Wednesday, July 18, 2012

Totalitarianism Sublime in Argento's Susperia


This is a post I wrote for my International Horror class that I thought I would reproduce here for your reading pleasure. :) 

There is one scene in Dario Argento's Susperia that seems to be overwhelmingly disliked by the class, and it happens to be my favorite scene in the film. The scene in question falls at the end of a sequence which begins when the ballet school's blind piano player is kicked out by the fiercely German school master (whose sadistic grin during this scene has always disturbed me) because his dog allegedly bit the creepy little boy who hangs around the school. We follow him then to a traditional Bavarian drinking hall, and finally into a large neoclassical square where after several minutes of intense music and sweeping high angled shots, his dog attacks him and rips out his throat. Some people might have thought this was stupid, but I found the dog attack to be a tremendous and disturbing pay off to the intense sublimity leading up to the attack, and I would argue that this sublimity is achieved by Argento through his use of Nazi imagery combined with the several high and long distance shots taken from the perspective of lurking, swooping, and overwhelming entity of power.
 A distant high angle shot adds to the sense of a lurking sublime power

It is this sequence that is the most heavy handed in portraying the sinister images of Nazism: the sadistically cruel Arian school master, the nationalistic "traditional" Bavarian drinking hall, dance, and costume, and the neoclassical architecture reminiscent of the ReichsparteitagsgelÀnde, the Nazi party rally grounds, in Nuremburg.  The blind pianist passes two police officers who resemble Nazi soldiers, and he is killed by his own dog, a German shepherd, a breed who because of its use by the Nazi party was officially renamed the "Alastian Wolf Dog" until 1977 (thank you Wikipedia!).  The scene also contains close up of an eagle atop the neoclassical building, another symbol of the totalitarian Third Reich. What I find most compelling, however, is the intense sublimity of the last scene, and how Argento uses the Nazi references to create a heightened sense of sublime power, which for me made the scene extremely effective, especially when the blind pianist's own trustworthy companion turns on him.  This final scene of the sequence is nearly a full four minutes long, which may seem drawn out, but I see its length as highlighting the sadistic nature of the omnipotent power, who is not content merely to kill the blind man, but must also frighten and disturb him, thus demonstrating its sublime powers. The audience, in turn (or at least me), is also swept up in the sublimity of the moment, which finally is resolved in the highly disturbing attack.

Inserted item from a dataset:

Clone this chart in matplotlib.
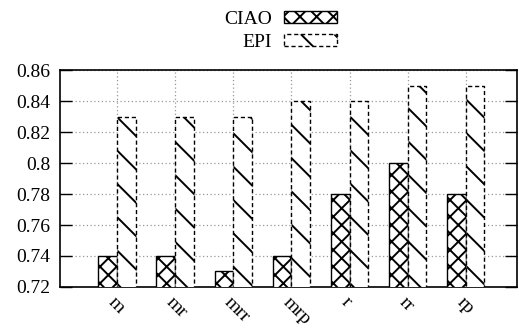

Burke argues that whatever "is fitted in any sort to excite the ideas of pain, and danger...whatever is in any sort terrible...or operates in a manner analogous to terror, is a source of the sublime" (36). Terror is the key word here. I've always understood that terror is associated with the flight instinct and is caused by something overwhelmingly other and incomprehensible, not unlike Kant's understanding of the sublime as a pleasure in confronting that which overextends our capacity to reason.  Horror, on the other hand, is usually associated with abjection and disgust and is more of an inward disturbance. This particular scene in Susperiais more concerned with creating that overwhelming sense of power, the power which the witches possess, the power that creates the emotion of terror, of an outside force that confounds our reason. Argento ties this power to the totalitarian power of the Nazi party, using their symbols, and the cultural European memory of the war and its aftermath.